Dinghu Mountain and Lake (鼎湖山) is located in Dinghu District, 18 km to the east of Zhaoqing City, in the Dayunwu Mountain Range, in Guangdong Province of southern China. It is one of the four famous mountains - Danxia, Dinghu, Xiqiao and Luofu in Guangdong province.

The mountain's peaks rise above ancient towering trees, flying waterfalls, fresh air, various birds and colorful flowers. Since ancient times, it has been a tourist attraction and a Buddhist sacred place. Its shrines attract up to 1 million visitors per year (1997).

==Conservation==
The Dinghu Mountain National Nature Reserve, established in 1956, was the first nature reserve in China. It is also among the first group of designated scientific research stations of the UNESCO "Man and Natural Biosphere" (since 1979).

==Flora and fauna==
Dinghu Mountain is known as a living nature museum and a green treasure house. With abundant plant species, it is home to over 500 species of plants, including 23 rare species in imminent danger under state protection. It is also home to various kinds of animals, including 178 species of birds and 38 species of mammals, 15 species of which are under state protection.

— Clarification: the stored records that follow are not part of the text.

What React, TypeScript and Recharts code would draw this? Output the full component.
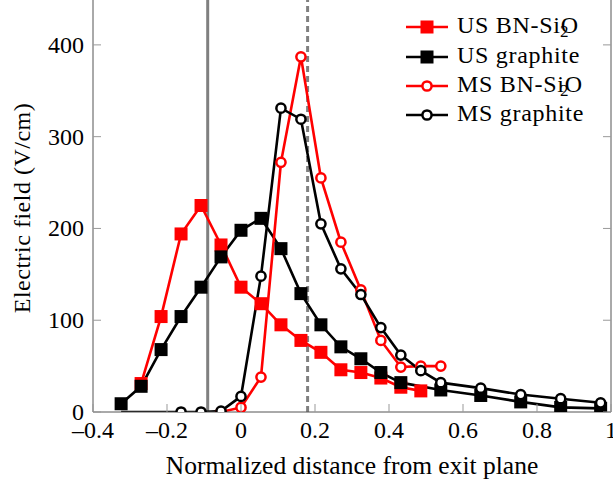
import { LineChart, Line, XAxis, YAxis, ReferenceLine, Label } from 'recharts';

const W = 613;
const H = 482;
const FONT = 'Liberation Serif';

// tick labels
const xTicks = [-0.4, -0.2, 0, 0.2, 0.4, 0.6, 0.8, 1];
const yTicks = [0, 100, 200, 300, 400];

// markers of the exit plane / channel
const solidMarkX = -0.09;
const dashedMarkX = 0.18;

// US BN-SiO2
const usBnX = [-0.27, -0.216, -0.162, -0.108, -0.054, 0, 0.054, 0.108, 0.162, 0.216, 0.27, 0.324, 0.378, 0.432, 0.486];
const usBnE = [31, 104, 194, 225, 182, 136, 118, 95, 78, 65, 46, 43, 37, 27, 23];

// US graphite
const usGrX = [-0.324, -0.27, -0.216, -0.162, -0.108, -0.054, 0, 0.054, 0.108, 0.162, 0.216, 0.27, 0.324, 0.378, 0.432, 0.54, 0.648, 0.756, 0.864, 0.972];
const usGrE = [9, 28, 68, 104, 136, 169, 198, 211, 178, 129, 95, 71, 58, 43, 32, 24, 18, 11, 5, 4];

// MS BN-SiO2
const msBnX = [-0.054, 0, 0.054, 0.108, 0.162, 0.216, 0.27, 0.324, 0.378, 0.432, 0.486, 0.54];
const msBnE = [0, 5, 38, 272, 387, 255, 185, 133, 78, 49, 50, 50];

// MS graphite (first point has no mark in the original)
const msGrX = [-0.324, -0.162, -0.108, -0.054, 0, 0.054, 0.108, 0.162, 0.216, 0.27, 0.324, 0.378, 0.432, 0.486, 0.54, 0.648, 0.756, 0.864, 0.972];
const msGrE = [0, 0, 0, 1, 17, 148, 331, 319, 205, 156, 128, 92, 62, 45, 32, 26, 19, 14.5, 10];

const toPoints = (xs: number[], ys: number[]) => xs.map((x, i) => ({ x, e: ys[i] }));

const series = [
    { name: 'US BN-SiO', sub: '2', color: '#ff0000', mark: 'square', data: toPoints(usBnX, usBnE) },
    { name: 'US graphite', sub: '', color: '#000000', mark: 'square', data: toPoints(usGrX, usGrE) },
    { name: 'MS BN-SiO', sub: '2', color: '#ff0000', mark: 'circle', data: toPoints(msBnX, msBnE) },
    { name: 'MS graphite', sub: '', color: '#000000', mark: 'circle', data: toPoints(msGrX, msGrE), skipFirst: true },
];

const legendRows = [27, 57, 86, 115];

const fmtX = (v: number) => (v === 0 ? '0' : (v < 0 ? '\u2013' : '') + String(Math.abs(v)));

const TICK = '#999';
const TICK_LEN = 8;

const BottomTick = ({ x, y, payload }: any) => (
    <g>
        <line x1={x} y1={y} x2={x} y2={y - TICK_LEN} stroke={TICK} />
        <text x={x} y={y + 26} textAnchor="middle" fontFamily={FONT} fontSize={24} fill="#000">
            {fmtX(payload.value)}
        </text>
    </g>
);

const TopTick = ({ x, y }: any) => <line x1={x} y1={y} x2={x} y2={y + TICK_LEN} stroke={TICK} />;

const LeftTick = ({ x, y, payload }: any) => (
    <g>
        <line x1={x} y1={y} x2={x + TICK_LEN} y2={y} stroke={TICK} />
        <text x={x - 9} y={y + 8} textAnchor="end" fontFamily={FONT} fontSize={24} fill="#000">
            {payload.value}
        </text>
    </g>
);

const RightTick = ({ x, y }: any) => <line x1={x} y1={y} x2={x - TICK_LEN} y2={y} stroke={TICK} />;

const makeDot = (s: any) => (p: any) => {
    const key = `${s.name}-${p.index}`;
    if (s.skipFirst && p.index === 0) return <g key={key} />;
    if (s.mark === 'square') {
        return <rect key={key} x={p.cx - 6.5} y={p.cy - 6.5} width={13} height={13} fill={s.color} />;
    }
    return <circle key={key} cx={p.cx} cy={p.cy} r={4.6} fill="#fff" stroke={s.color} strokeWidth={2.5} />;
};

const LegendBox = () => (
    <svg width={220} height={135} style={{ position: 'absolute', left: 400, top: 0 }}>
        {series.map((s, i) => {
            const cy = legendRows[i];
            return (
                <g key={s.name + i}>
                    <line x1={6} y1={cy} x2={48} y2={cy} stroke={s.color} strokeWidth={2.6} />
                    {s.mark === 'square' ? (
                        <rect x={20.5} y={cy - 6.5} width={13} height={13} fill={s.color} />
                    ) : (
                        <circle cx={27} cy={cy} r={4.6} fill="#fff" stroke={s.color} strokeWidth={2.5} />
                    )}
                    <text x={57} y={cy + 6} fontFamily={FONT} fontSize={24} letterSpacing={0.7} fill="#000">
                        {s.name}
                    </text>
                    {s.sub && (
                        <text x={57 + 103} y={cy + 10} fontFamily={FONT} fontSize={17} fill="#000">
                            {s.sub}
                        </text>
                    )}
                </g>
            );
        })}
    </svg>
);

export default function App() {
    return (
        <div style={{ position: 'absolute', left: 0, top: 0, width: W, height: H, background: '#fff' }}>
            <LineChart width={W} height={H} margin={{ top: -1, right: 0, bottom: 0, left: 0 }}>
                <XAxis
                    xAxisId="b"
                    type="number"
                    dataKey="x"
                    domain={[-0.4, 1]}
                    ticks={xTicks}
                    allowDataOverflow
                    height={70}
                    tickSize={0}
                    tickMargin={0}
                    tickLine={false}
                    axisLine={{ stroke: '#555' }}
                    tick={<BottomTick />}
                    interval={0}
                >
                    <Label
                        content={() => (
                            <text x={352} y={474} textAnchor="middle" fontFamily={FONT} fontSize={25.5} fill="#000">
                                Normalized distance from exit plane
                            </text>
                        )}
                    />
                </XAxis>
                <XAxis
                    xAxisId="t"
                    orientation="top"
                    type="number"
                    dataKey="x"
                    domain={[-0.4, 1]}
                    ticks={xTicks}
                    allowDataOverflow
                    height={0}
                    tickSize={0}
                    tickMargin={0}
                    tickLine={false}
                    axisLine={{ stroke: '#555' }}
                    tick={<TopTick />}
                    interval={0}
                />
                <YAxis
                    yAxisId="l"
                    type="number"
                    domain={[0, 450]}
                    ticks={yTicks}
                    allowDataOverflow
                    width={93}
                    tickSize={0}
                    tickMargin={0}
                    tickLine={false}
                    axisLine={{ stroke: '#555' }}
                    tick={<LeftTick />}
                    interval={0}
                >
                    <Label
                        content={() => (
                            <text
                                x={29.5}
                                y={208}
                                transform="rotate(-90 29.5 208)"
                                textAnchor="middle"
                                fontFamily={FONT}
                                fontSize={24}
                                letterSpacing={0.5}
                                fill="#000"
                            >
                                Electric field (V/cm)
                            </text>
                        )}
                    />
                </YAxis>
                <YAxis
                    yAxisId="r"
                    orientation="right"
                    type="number"
                    domain={[0, 450]}
                    ticks={yTicks}
                    allowDataOverflow
                    width={2}
                    tickSize={0}
                    tickMargin={0}
                    tickLine={false}
                    axisLine={{ stroke: '#555' }}
                    tick={<RightTick />}
                    interval={0}
                />
                <ReferenceLine xAxisId="b" yAxisId="l" x={solidMarkX} stroke="#808080" strokeWidth={3} />
                <ReferenceLine xAxisId="b" yAxisId="l" x={dashedMarkX} stroke="#808080" strokeWidth={3} strokeDasharray="6 4" />
                {series.map((s, i) => (
                    <Line
                        key={s.name + i}
                        xAxisId="b"
                        yAxisId="l"
                        data={s.data}
                        dataKey="e"
                        type="linear"
                        stroke={s.color}
                        strokeWidth={2.6}
                        dot={makeDot(s)}
                        activeDot={false}
                        isAnimationActive={false}
                    />
                ))}
            </LineChart>
            <LegendBox />
        </div>
    );
}
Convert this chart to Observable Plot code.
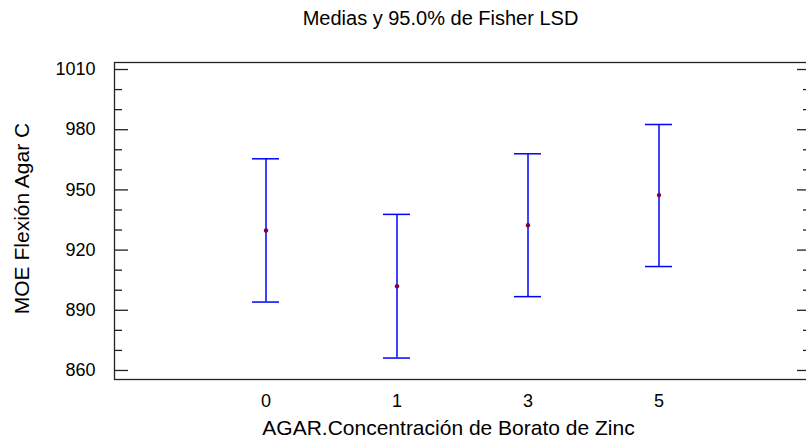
<!DOCTYPE html>
<html>
<head>
<meta charset="utf-8">
<script src="https://cdn.jsdelivr.net/npm/d3@7"></script>
<script src="https://cdn.jsdelivr.net/npm/@observablehq/plot@0.6"></script>
<style>
  html, body { margin: 0; padding: 0; background: #fff; overflow: hidden; }
  #chart { width: 806px; height: 444px; overflow: hidden; }
</style>
</head>
<body>
<div id="chart"></div>
<script>
const categories = ["0", "1", "3", "5"];
const means = [929.8, 902.0, 932.4, 947.4];
const lower = [894.1, 866.2, 896.8, 911.8];
const upper = [965.5, 937.8, 968.0, 982.6];
const majorTicks = [860, 890, 920, 950, 980, 1010];
const minorTicks = [870, 880, 900, 910, 930, 940, 960, 970, 990, 1000];
const titleText = "Medias y 95.0% de Fisher LSD";
const xTitle = "AGAR.Concentración de Borato de Zinc";
const yTitle = "MOE Flexión Agar C";

const data = categories.map((c, i) => ({cat: c, mean: means[i], lo: lower[i], hi: upper[i]}));

const font = "'Liberation Sans', Arial, sans-serif";
const chart = Plot.plot({
  width: 806,
  height: 444,
  marginLeft: 114,
  marginRight: -4,
  marginTop: 62,
  marginBottom: 65,
  style: {fontFamily: font, fontSize: "18px", background: "#fff", color: "#000", overflow: "hidden"},
  x: {type: "band", domain: categories, paddingInner: 0.7944, paddingOuter: 1.0477},
  y: {domain: [855.5, 1013.5]},
  marks: [
    Plot.frame({stroke: "#222", strokeWidth: 1.3}),
    Plot.axisY({anchor: "left", ticks: majorTicks, tickFormat: "d", tickSize: 0, tickPadding: 19, label: null, fontSize: 18}),
    Plot.axisY({anchor: "left", ticks: majorTicks, tickSize: -14, text: null, label: null, stroke: "#222", strokeWidth: 1.3}),
    Plot.axisY({anchor: "left", ticks: minorTicks, tickSize: -8, text: null, label: null, stroke: "#222", strokeWidth: 1.3}),
    Plot.axisY({anchor: "right", ticks: majorTicks, tickSize: -14, text: null, label: null, stroke: "#222", strokeWidth: 1.3}),
    Plot.axisY({anchor: "right", ticks: minorTicks, tickSize: -8, text: null, label: null, stroke: "#222", strokeWidth: 1.3}),
    Plot.axisX({anchor: "bottom", tickSize: 0, tickPadding: 15, label: null, fontSize: 18}),
    Plot.ruleX(data, {x: "cat", y1: "lo", y2: "hi", stroke: "#0000ff", strokeWidth: 1.5}),
    Plot.tickY(data, {x: "cat", y: "hi", stroke: "#0000ff", strokeWidth: 1.5}),
    Plot.tickY(data, {x: "cat", y: "lo", stroke: "#0000ff", strokeWidth: 1.5}),
    Plot.dot(data, {x: "cat", y: "mean", r: 2.2, fill: "#800040", stroke: null}),
    Plot.text([titleText], {frameAnchor: "top", dx: -22, dy: -44, lineAnchor: "middle", textAnchor: "middle", fontSize: 20, fill: "#000"}),
    Plot.text([xTitle], {frameAnchor: "bottom", dx: -14, dy: 49, lineAnchor: "middle", textAnchor: "middle", fontSize: 21, fill: "#000"}),
    Plot.text([yTitle], {frameAnchor: "left", dx: -92, dy: -2.5, rotate: -90, lineAnchor: "middle", textAnchor: "middle", fontSize: 21, fill: "#000"})
  ]
});
document.getElementById("chart").appendChild(chart);
</script>
</body>
</html>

==Geography and features==
Dinghu Mountain has been well known for its deep and serene gorges, cold and clean waters, major scenic areas. Heavenly Brook-Qingyun Scenic Area includes the Hundred Buddha Cave, Green Trees Surrounded by Clouds, Flying Waterfalls of the Dragon Pond, and Double Rainbows, among others. The Dinghu-Tianhu Scenic Area features the Black Dragon Playing Pearls, Dragon Mother Borrowing a Vessel, Exploring the Heavenly Lake, and so on; and Yunxi-Laoding Scenic Area has the traces of bottle gourds, Water Curtain Cave, Dragon Hidden in the Ancient Pond, White Clouds Embracing Ancient Trees.

==Religious significance==
Dinghu Mountain is also considered a Buddhist sacred site as it was the location of the "finest" Buddhist monastery built in 17th century South China, according to Timothy Brook. This monastery was erected by Zhu Ziren in the late Ming dynasty.